*Data block*
=-=-=-=-=

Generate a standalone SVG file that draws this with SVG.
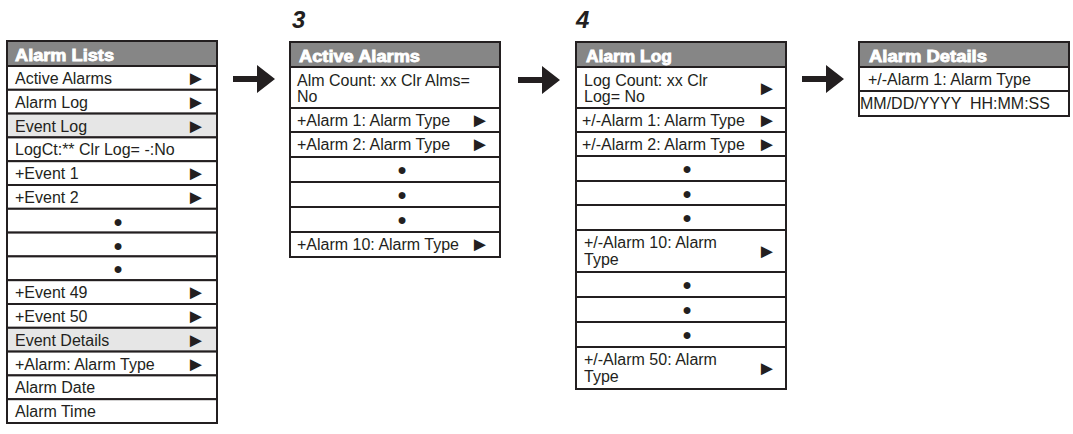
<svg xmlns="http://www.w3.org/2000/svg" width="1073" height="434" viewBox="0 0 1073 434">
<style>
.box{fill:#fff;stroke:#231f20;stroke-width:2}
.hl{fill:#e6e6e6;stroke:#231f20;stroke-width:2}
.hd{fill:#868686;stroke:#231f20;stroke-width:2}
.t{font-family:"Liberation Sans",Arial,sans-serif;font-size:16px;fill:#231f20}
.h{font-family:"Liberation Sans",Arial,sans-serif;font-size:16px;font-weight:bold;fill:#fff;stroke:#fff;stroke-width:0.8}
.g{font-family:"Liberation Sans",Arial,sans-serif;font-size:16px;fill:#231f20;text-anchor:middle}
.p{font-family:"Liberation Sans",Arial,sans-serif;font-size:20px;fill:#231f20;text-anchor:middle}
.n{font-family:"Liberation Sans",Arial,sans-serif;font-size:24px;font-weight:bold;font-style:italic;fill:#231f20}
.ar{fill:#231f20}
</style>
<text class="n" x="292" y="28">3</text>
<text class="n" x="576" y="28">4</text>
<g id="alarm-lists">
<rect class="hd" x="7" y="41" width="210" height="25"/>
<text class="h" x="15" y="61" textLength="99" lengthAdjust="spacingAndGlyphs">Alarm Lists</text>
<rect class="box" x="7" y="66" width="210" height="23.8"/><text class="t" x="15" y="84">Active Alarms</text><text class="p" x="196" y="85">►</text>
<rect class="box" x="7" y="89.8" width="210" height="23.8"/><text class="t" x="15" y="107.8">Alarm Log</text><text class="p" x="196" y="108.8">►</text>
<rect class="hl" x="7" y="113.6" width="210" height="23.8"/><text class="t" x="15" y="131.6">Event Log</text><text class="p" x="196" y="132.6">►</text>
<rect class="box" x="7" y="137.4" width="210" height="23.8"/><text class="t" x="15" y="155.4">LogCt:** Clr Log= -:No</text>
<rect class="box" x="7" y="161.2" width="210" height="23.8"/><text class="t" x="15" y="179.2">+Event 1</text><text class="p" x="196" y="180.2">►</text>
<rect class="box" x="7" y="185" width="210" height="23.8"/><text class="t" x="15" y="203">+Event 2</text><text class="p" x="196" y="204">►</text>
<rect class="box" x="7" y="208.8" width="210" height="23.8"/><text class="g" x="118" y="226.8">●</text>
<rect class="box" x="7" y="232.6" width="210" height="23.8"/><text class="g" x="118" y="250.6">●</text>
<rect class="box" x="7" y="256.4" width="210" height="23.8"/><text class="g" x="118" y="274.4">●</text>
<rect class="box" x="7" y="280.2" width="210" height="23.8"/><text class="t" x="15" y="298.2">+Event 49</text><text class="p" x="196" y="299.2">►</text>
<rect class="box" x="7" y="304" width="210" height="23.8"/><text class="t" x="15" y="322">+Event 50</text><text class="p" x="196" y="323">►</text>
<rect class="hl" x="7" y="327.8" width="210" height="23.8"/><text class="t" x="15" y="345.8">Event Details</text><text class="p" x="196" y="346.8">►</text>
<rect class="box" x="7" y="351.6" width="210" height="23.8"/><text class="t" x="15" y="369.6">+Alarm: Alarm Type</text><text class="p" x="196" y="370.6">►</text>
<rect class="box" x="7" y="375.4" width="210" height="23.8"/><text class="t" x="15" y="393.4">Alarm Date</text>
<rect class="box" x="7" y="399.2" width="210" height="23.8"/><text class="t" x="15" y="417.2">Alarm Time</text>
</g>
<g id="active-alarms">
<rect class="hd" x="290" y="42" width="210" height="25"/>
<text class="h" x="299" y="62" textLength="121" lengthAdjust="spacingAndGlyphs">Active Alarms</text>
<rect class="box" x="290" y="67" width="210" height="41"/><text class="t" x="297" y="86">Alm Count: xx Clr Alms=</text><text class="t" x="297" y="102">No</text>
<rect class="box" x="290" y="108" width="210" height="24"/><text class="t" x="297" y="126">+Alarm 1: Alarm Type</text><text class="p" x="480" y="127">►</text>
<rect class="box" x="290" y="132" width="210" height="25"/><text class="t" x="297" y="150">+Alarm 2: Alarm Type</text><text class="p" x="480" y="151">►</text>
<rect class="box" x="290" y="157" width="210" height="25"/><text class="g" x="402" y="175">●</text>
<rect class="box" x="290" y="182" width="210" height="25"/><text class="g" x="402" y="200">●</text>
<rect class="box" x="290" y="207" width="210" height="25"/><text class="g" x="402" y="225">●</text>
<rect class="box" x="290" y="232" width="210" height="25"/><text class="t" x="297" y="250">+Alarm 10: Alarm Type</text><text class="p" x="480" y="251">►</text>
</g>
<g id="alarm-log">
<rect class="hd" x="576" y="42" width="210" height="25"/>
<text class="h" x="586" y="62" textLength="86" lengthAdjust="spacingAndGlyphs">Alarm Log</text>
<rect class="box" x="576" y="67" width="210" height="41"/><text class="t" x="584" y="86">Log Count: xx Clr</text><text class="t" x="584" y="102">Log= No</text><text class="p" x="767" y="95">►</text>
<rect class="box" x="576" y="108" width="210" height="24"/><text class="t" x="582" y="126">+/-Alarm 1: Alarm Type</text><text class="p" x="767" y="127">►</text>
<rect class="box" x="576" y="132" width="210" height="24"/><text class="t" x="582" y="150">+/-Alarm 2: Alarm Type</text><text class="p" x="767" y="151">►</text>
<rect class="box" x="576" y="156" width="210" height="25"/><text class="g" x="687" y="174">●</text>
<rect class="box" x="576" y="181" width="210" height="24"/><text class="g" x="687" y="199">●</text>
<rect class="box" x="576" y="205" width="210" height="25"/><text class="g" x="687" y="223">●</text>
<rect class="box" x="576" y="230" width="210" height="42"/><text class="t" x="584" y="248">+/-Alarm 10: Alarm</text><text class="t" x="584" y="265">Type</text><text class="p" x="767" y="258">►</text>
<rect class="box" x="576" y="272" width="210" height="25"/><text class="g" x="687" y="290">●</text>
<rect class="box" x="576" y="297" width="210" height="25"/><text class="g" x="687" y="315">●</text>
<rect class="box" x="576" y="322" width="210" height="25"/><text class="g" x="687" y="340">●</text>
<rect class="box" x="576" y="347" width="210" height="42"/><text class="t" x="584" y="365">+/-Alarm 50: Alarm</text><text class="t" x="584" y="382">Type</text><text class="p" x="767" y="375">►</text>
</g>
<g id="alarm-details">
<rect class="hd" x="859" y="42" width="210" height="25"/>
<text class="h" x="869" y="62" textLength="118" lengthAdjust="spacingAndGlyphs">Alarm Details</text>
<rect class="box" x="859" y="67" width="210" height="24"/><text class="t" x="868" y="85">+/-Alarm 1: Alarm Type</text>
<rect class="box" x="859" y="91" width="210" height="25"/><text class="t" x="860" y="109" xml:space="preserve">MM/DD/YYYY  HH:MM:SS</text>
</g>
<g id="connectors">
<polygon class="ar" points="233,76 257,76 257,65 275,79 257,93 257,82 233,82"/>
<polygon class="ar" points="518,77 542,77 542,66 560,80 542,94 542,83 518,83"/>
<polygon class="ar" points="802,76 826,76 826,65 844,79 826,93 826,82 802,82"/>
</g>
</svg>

=-=-=-=-=

*Short task*
Each line of the data is to be duplicated exactly; pictures stay out of the copy.

*Solution*
Generate a standalone SVG file that draws this with SVG.
<svg xmlns="http://www.w3.org/2000/svg" width="1073" height="434" viewBox="0 0 1073 434">
<style>
.box{fill:#fff;stroke:#231f20;stroke-width:2}
.hl{fill:#e6e6e6;stroke:#231f20;stroke-width:2}
.hd{fill:#868686;stroke:#231f20;stroke-width:2}
.t{font-family:"Liberation Sans",Arial,sans-serif;font-size:16px;fill:#231f20}
.h{font-family:"Liberation Sans",Arial,sans-serif;font-size:16px;font-weight:bold;fill:#fff;stroke:#fff;stroke-width:0.8}
.g{font-family:"Liberation Sans",Arial,sans-serif;font-size:16px;fill:#231f20;text-anchor:middle}
.p{font-family:"Liberation Sans",Arial,sans-serif;font-size:20px;fill:#231f20;text-anchor:middle}
.n{font-family:"Liberation Sans",Arial,sans-serif;font-size:24px;font-weight:bold;font-style:italic;fill:#231f20}
.ar{fill:#231f20}
</style>
<text class="n" x="292" y="28">3</text>
<text class="n" x="576" y="28">4</text>
<g id="alarm-lists">
<rect class="hd" x="7" y="41" width="210" height="25"/>
<text class="h" x="15" y="61" textLength="99" lengthAdjust="spacingAndGlyphs">Alarm Lists</text>
<rect class="box" x="7" y="66" width="210" height="23.8"/><text class="t" x="15" y="84">Active Alarms</text><text class="p" x="196" y="85">►</text>
<rect class="box" x="7" y="89.8" width="210" height="23.8"/><text class="t" x="15" y="107.8">Alarm Log</text><text class="p" x="196" y="108.8">►</text>
<rect class="hl" x="7" y="113.6" width="210" height="23.8"/><text class="t" x="15" y="131.6">Event Log</text><text class="p" x="196" y="132.6">►</text>
<rect class="box" x="7" y="137.4" width="210" height="23.8"/><text class="t" x="15" y="155.4">LogCt:** Clr Log= -:No</text>
<rect class="box" x="7" y="161.2" width="210" height="23.8"/><text class="t" x="15" y="179.2">+Event 1</text><text class="p" x="196" y="180.2">►</text>
<rect class="box" x="7" y="185" width="210" height="23.8"/><text class="t" x="15" y="203">+Event 2</text><text class="p" x="196" y="204">►</text>
<rect class="box" x="7" y="208.8" width="210" height="23.8"/><text class="g" x="118" y="226.8">●</text>
<rect class="box" x="7" y="232.6" width="210" height="23.8"/><text class="g" x="118" y="250.6">●</text>
<rect class="box" x="7" y="256.4" width="210" height="23.8"/><text class="g" x="118" y="274.4">●</text>
<rect class="box" x="7" y="280.2" width="210" height="23.8"/><text class="t" x="15" y="298.2">+Event 49</text><text class="p" x="196" y="299.2">►</text>
<rect class="box" x="7" y="304" width="210" height="23.8"/><text class="t" x="15" y="322">+Event 50</text><text class="p" x="196" y="323">►</text>
<rect class="hl" x="7" y="327.8" width="210" height="23.8"/><text class="t" x="15" y="345.8">Event Details</text><text class="p" x="196" y="346.8">►</text>
<rect class="box" x="7" y="351.6" width="210" height="23.8"/><text class="t" x="15" y="369.6">+Alarm: Alarm Type</text><text class="p" x="196" y="370.6">►</text>
<rect class="box" x="7" y="375.4" width="210" height="23.8"/><text class="t" x="15" y="393.4">Alarm Date</text>
<rect class="box" x="7" y="399.2" width="210" height="23.8"/><text class="t" x="15" y="417.2">Alarm Time</text>
</g>
<g id="active-alarms">
<rect class="hd" x="290" y="42" width="210" height="25"/>
<text class="h" x="299" y="62" textLength="121" lengthAdjust="spacingAndGlyphs">Active Alarms</text>
<rect class="box" x="290" y="67" width="210" height="41"/><text class="t" x="297" y="86">Alm Count: xx Clr Alms=</text><text class="t" x="297" y="102">No</text>
<rect class="box" x="290" y="108" width="210" height="24"/><text class="t" x="297" y="126">+Alarm 1: Alarm Type</text><text class="p" x="480" y="127">►</text>
<rect class="box" x="290" y="132" width="210" height="25"/><text class="t" x="297" y="150">+Alarm 2: Alarm Type</text><text class="p" x="480" y="151">►</text>
<rect class="box" x="290" y="157" width="210" height="25"/><text class="g" x="402" y="175">●</text>
<rect class="box" x="290" y="182" width="210" height="25"/><text class="g" x="402" y="200">●</text>
<rect class="box" x="290" y="207" width="210" height="25"/><text class="g" x="402" y="225">●</text>
<rect class="box" x="290" y="232" width="210" height="25"/><text class="t" x="297" y="250">+Alarm 10: Alarm Type</text><text class="p" x="480" y="251">►</text>
</g>
<g id="alarm-log">
<rect class="hd" x="576" y="42" width="210" height="25"/>
<text class="h" x="586" y="62" textLength="86" lengthAdjust="spacingAndGlyphs">Alarm Log</text>
<rect class="box" x="576" y="67" width="210" height="41"/><text class="t" x="584" y="86">Log Count: xx Clr</text><text class="t" x="584" y="102">Log= No</text><text class="p" x="767" y="95">►</text>
<rect class="box" x="576" y="108" width="210" height="24"/><text class="t" x="582" y="126">+/-Alarm 1: Alarm Type</text><text class="p" x="767" y="127">►</text>
<rect class="box" x="576" y="132" width="210" height="24"/><text class="t" x="582" y="150">+/-Alarm 2: Alarm Type</text><text class="p" x="767" y="151">►</text>
<rect class="box" x="576" y="156" width="210" height="25"/><text class="g" x="687" y="174">●</text>
<rect class="box" x="576" y="181" width="210" height="24"/><text class="g" x="687" y="199">●</text>
<rect class="box" x="576" y="205" width="210" height="25"/><text class="g" x="687" y="223">●</text>
<rect class="box" x="576" y="230" width="210" height="42"/><text class="t" x="584" y="248">+/-Alarm 10: Alarm</text><text class="t" x="584" y="265">Type</text><text class="p" x="767" y="258">►</text>
<rect class="box" x="576" y="272" width="210" height="25"/><text class="g" x="687" y="290">●</text>
<rect class="box" x="576" y="297" width="210" height="25"/><text class="g" x="687" y="315">●</text>
<rect class="box" x="576" y="322" width="210" height="25"/><text class="g" x="687" y="340">●</text>
<rect class="box" x="576" y="347" width="210" height="42"/><text class="t" x="584" y="365">+/-Alarm 50: Alarm</text><text class="t" x="584" y="382">Type</text><text class="p" x="767" y="375">►</text>
</g>
<g id="alarm-details">
<rect class="hd" x="859" y="42" width="210" height="25"/>
<text class="h" x="869" y="62" textLength="118" lengthAdjust="spacingAndGlyphs">Alarm Details</text>
<rect class="box" x="859" y="67" width="210" height="24"/><text class="t" x="868" y="85">+/-Alarm 1: Alarm Type</text>
<rect class="box" x="859" y="91" width="210" height="25"/><text class="t" x="860" y="109" xml:space="preserve">MM/DD/YYYY  HH:MM:SS</text>
</g>
<g id="connectors">
<polygon class="ar" points="233,76 257,76 257,65 275,79 257,93 257,82 233,82"/>
<polygon class="ar" points="518,77 542,77 542,66 560,80 542,94 542,83 518,83"/>
<polygon class="ar" points="802,76 826,76 826,65 844,79 826,93 826,82 802,82"/>
</g>
</svg>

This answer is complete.